- Born: 1634/5 maybe Bristol
- Died: 1659 Providence

= Sarah Gibbons =

Quaker preacher in America (1634/5–1659),

Sarah Gibbons (1634/5 – 1659) was an English Quaker preacher in America. She was one of the first to land and she was initially imprisoned and banished. She returned and died in an accident in 1659.

== Life ==
Gibbons was maybe born in Bristol in 1634 or 1635.

She was one of the women Quakers who were early travellors to America. The Quakers arrived in New England in 1656. Gibbons was on board the Speedwell, she was 21 and few details are known of her early life. They set out from Gravesend and they arrived in September. Her story was recovered by others as it is clear if she was literate. The other Quakers included William Brend, John Copeland, Christopher Holder, Mary Prince, Thomas Thrifton, Mary Weatherhead, and a maid (and preacher) named Dorothy Waugh. Their names were marked with a letter "Q" and were arrested, interrogated and the colony kept them prisoners for eleven weeks. The magistrates were worried about their influence on the other colonists and they were banished.
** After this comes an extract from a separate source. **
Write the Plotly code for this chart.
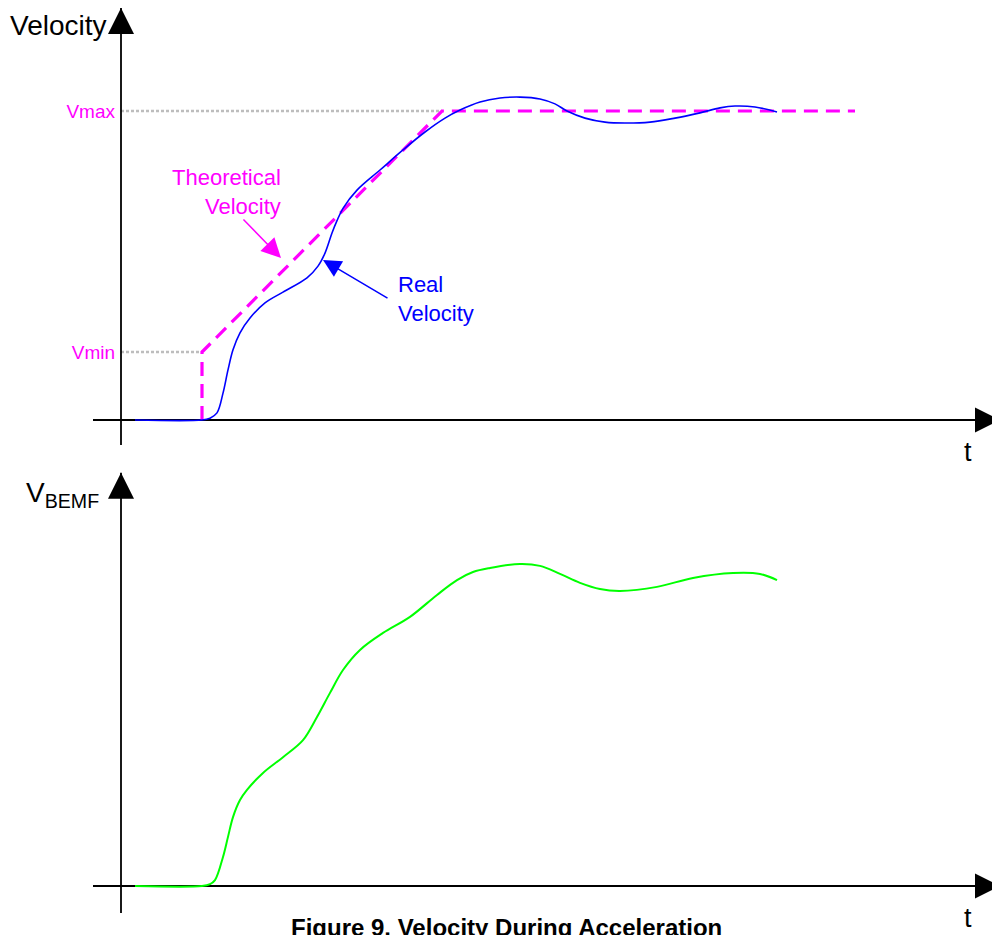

In the following year Gibbons was among those who returned on the smaller ship Woodhouse. Five were set ashore at the Dutch plantation of New Amsterdam (New York): Robert Hodgson, Richard Doudney, Sarah Gibbons, Mary Weatherhead, and Dorothy Waugh.

They established a Quaker group in Rhode Island. From there over the next two years she went to Manhattan, Salem, Boston and Barbados to evangelise.

Gibbons died in Providence in an accident with a canoe. She and others were using the canoe to come to shore, but the canoe leaked. Others were saved but Gibbons drowned.